[What the exercise asks]
Output the material below unchanged, apart from leaving out the pictures.

[Data segment]
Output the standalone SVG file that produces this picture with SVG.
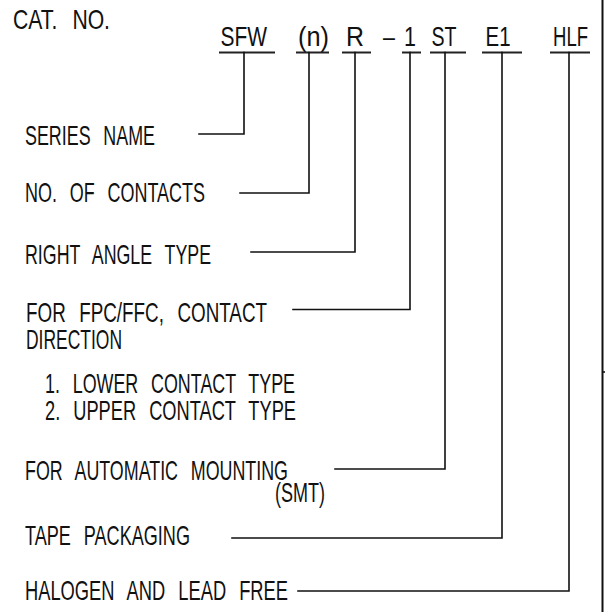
<svg xmlns="http://www.w3.org/2000/svg" width="605" height="612" viewBox="0 0 605 612">
<style>
text{font-family:"Liberation Sans Narrow","Liberation Sans",Arial,sans-serif;font-size:27.5px;fill:#111;word-spacing:12px;}
.ln{stroke:#111;stroke-width:1.6;fill:none;stroke-linecap:square;}
.ul{stroke:#222;stroke-width:2;fill:none;}
</style>
<rect width="605" height="612" fill="#fff"/>
<g id="title"><text x="13" y="29" textLength="97" lengthAdjust="spacingAndGlyphs">CAT. NO.</text></g>
<g id="code">
<g id="c-sfw"><text x="220.5" y="46" textLength="46.5" lengthAdjust="spacingAndGlyphs">SFW</text><line class="ul" x1="219" y1="52.5" x2="275" y2="52.5"/></g>
<g id="c-n"><text x="298" y="46" textLength="31" lengthAdjust="spacingAndGlyphs">(n)</text><line class="ul" x1="296" y1="52.5" x2="329" y2="52.5"/></g>
<g id="c-r"><text x="346" y="46" textLength="18" lengthAdjust="spacingAndGlyphs">R</text><line class="ul" x1="342" y1="52.5" x2="371" y2="52.5"/></g>
<g id="c-1"><text x="383" y="46" textLength="33" lengthAdjust="spacingAndGlyphs" style="word-spacing:4px">– 1</text><line class="ul" x1="402" y1="52.5" x2="421" y2="52.5"/></g>
<g id="c-st"><text x="431.5" y="46" textLength="25" lengthAdjust="spacingAndGlyphs">ST</text><line class="ul" x1="430" y1="52.5" x2="466" y2="52.5"/></g>
<g id="c-e1"><text x="485.5" y="46" textLength="25" lengthAdjust="spacingAndGlyphs">E1</text><line class="ul" x1="482" y1="52.5" x2="522" y2="52.5"/></g>
<g id="c-hlf"><text x="553" y="46" textLength="35" lengthAdjust="spacingAndGlyphs">HLF</text><line class="ul" x1="550" y1="52.5" x2="590" y2="52.5"/></g>
</g>
<g id="series"><text x="25" y="145" textLength="130" lengthAdjust="spacingAndGlyphs">SERIES NAME</text></g>
<g id="contacts"><text x="25" y="201.5" textLength="180" lengthAdjust="spacingAndGlyphs">NO. OF CONTACTS</text></g>
<g id="rightangle"><text x="25" y="264" textLength="186" lengthAdjust="spacingAndGlyphs">RIGHT ANGLE TYPE</text></g>
<g id="fpc">
<text x="26" y="321.5" textLength="241" lengthAdjust="spacingAndGlyphs">FOR FPC/FFC, CONTACT</text>
<text x="26" y="348.5" textLength="96" lengthAdjust="spacingAndGlyphs">DIRECTION</text>
<text x="45" y="392.5" textLength="250" lengthAdjust="spacingAndGlyphs">1. LOWER CONTACT TYPE</text>
<text x="45" y="420" textLength="251" lengthAdjust="spacingAndGlyphs">2. UPPER CONTACT TYPE</text>
</g>
<g id="smt">
<text x="25" y="480" textLength="263" lengthAdjust="spacingAndGlyphs">FOR AUTOMATIC MOUNTING</text>
<text x="275" y="502" textLength="50" lengthAdjust="spacingAndGlyphs">(SMT)</text>
</g>
<g id="tape"><text x="25" y="545" textLength="165" lengthAdjust="spacingAndGlyphs">TAPE PACKAGING</text></g>
<g id="halogen"><text x="25" y="600" textLength="263" lengthAdjust="spacingAndGlyphs">HALOGEN AND LEAD FREE</text></g>
<g id="connectors">
<polyline class="ln" points="244,52.5 244,134 199,134"/>
<polyline class="ln" points="309,52.5 309,193 240,193"/>
<polyline class="ln" points="355,52.5 355,252 251,252"/>
<polyline class="ln" points="410,52.5 410,309.5 293,309.5"/>
<polyline class="ln" points="445,52.5 445,469 335,469"/>
<polyline class="ln" points="502,52.5 502,538 232,538"/>
<polyline class="ln" points="569,52.5 569,591 298,591"/>
</g>
<g id="border">
<line x1="602.5" y1="0" x2="602.5" y2="612" stroke="#111" stroke-width="2"/>
<line x1="602" y1="372" x2="605" y2="372" stroke="#111" stroke-width="1.6"/>
</g>
</svg>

[Written answer]
Output the standalone SVG file that produces this picture with SVG.
<svg xmlns="http://www.w3.org/2000/svg" width="605" height="612" viewBox="0 0 605 612">
<style>
text{font-family:"Liberation Sans Narrow","Liberation Sans",Arial,sans-serif;font-size:27.5px;fill:#111;word-spacing:12px;}
.ln{stroke:#111;stroke-width:1.6;fill:none;stroke-linecap:square;}
.ul{stroke:#222;stroke-width:2;fill:none;}
</style>
<rect width="605" height="612" fill="#fff"/>
<g id="title"><text x="13" y="29" textLength="97" lengthAdjust="spacingAndGlyphs">CAT. NO.</text></g>
<g id="code">
<g id="c-sfw"><text x="220.5" y="46" textLength="46.5" lengthAdjust="spacingAndGlyphs">SFW</text><line class="ul" x1="219" y1="52.5" x2="275" y2="52.5"/></g>
<g id="c-n"><text x="298" y="46" textLength="31" lengthAdjust="spacingAndGlyphs">(n)</text><line class="ul" x1="296" y1="52.5" x2="329" y2="52.5"/></g>
<g id="c-r"><text x="346" y="46" textLength="18" lengthAdjust="spacingAndGlyphs">R</text><line class="ul" x1="342" y1="52.5" x2="371" y2="52.5"/></g>
<g id="c-1"><text x="383" y="46" textLength="33" lengthAdjust="spacingAndGlyphs" style="word-spacing:4px">– 1</text><line class="ul" x1="402" y1="52.5" x2="421" y2="52.5"/></g>
<g id="c-st"><text x="431.5" y="46" textLength="25" lengthAdjust="spacingAndGlyphs">ST</text><line class="ul" x1="430" y1="52.5" x2="466" y2="52.5"/></g>
<g id="c-e1"><text x="485.5" y="46" textLength="25" lengthAdjust="spacingAndGlyphs">E1</text><line class="ul" x1="482" y1="52.5" x2="522" y2="52.5"/></g>
<g id="c-hlf"><text x="553" y="46" textLength="35" lengthAdjust="spacingAndGlyphs">HLF</text><line class="ul" x1="550" y1="52.5" x2="590" y2="52.5"/></g>
</g>
<g id="series"><text x="25" y="145" textLength="130" lengthAdjust="spacingAndGlyphs">SERIES NAME</text></g>
<g id="contacts"><text x="25" y="201.5" textLength="180" lengthAdjust="spacingAndGlyphs">NO. OF CONTACTS</text></g>
<g id="rightangle"><text x="25" y="264" textLength="186" lengthAdjust="spacingAndGlyphs">RIGHT ANGLE TYPE</text></g>
<g id="fpc">
<text x="26" y="321.5" textLength="241" lengthAdjust="spacingAndGlyphs">FOR FPC/FFC, CONTACT</text>
<text x="26" y="348.5" textLength="96" lengthAdjust="spacingAndGlyphs">DIRECTION</text>
<text x="45" y="392.5" textLength="250" lengthAdjust="spacingAndGlyphs">1. LOWER CONTACT TYPE</text>
<text x="45" y="420" textLength="251" lengthAdjust="spacingAndGlyphs">2. UPPER CONTACT TYPE</text>
</g>
<g id="smt">
<text x="25" y="480" textLength="263" lengthAdjust="spacingAndGlyphs">FOR AUTOMATIC MOUNTING</text>
<text x="275" y="502" textLength="50" lengthAdjust="spacingAndGlyphs">(SMT)</text>
</g>
<g id="tape"><text x="25" y="545" textLength="165" lengthAdjust="spacingAndGlyphs">TAPE PACKAGING</text></g>
<g id="halogen"><text x="25" y="600" textLength="263" lengthAdjust="spacingAndGlyphs">HALOGEN AND LEAD FREE</text></g>
<g id="connectors">
<polyline class="ln" points="244,52.5 244,134 199,134"/>
<polyline class="ln" points="309,52.5 309,193 240,193"/>
<polyline class="ln" points="355,52.5 355,252 251,252"/>
<polyline class="ln" points="410,52.5 410,309.5 293,309.5"/>
<polyline class="ln" points="445,52.5 445,469 335,469"/>
<polyline class="ln" points="502,52.5 502,538 232,538"/>
<polyline class="ln" points="569,52.5 569,591 298,591"/>
</g>
<g id="border">
<line x1="602.5" y1="0" x2="602.5" y2="612" stroke="#111" stroke-width="2"/>
<line x1="602" y1="372" x2="605" y2="372" stroke="#111" stroke-width="1.6"/>
</g>
</svg>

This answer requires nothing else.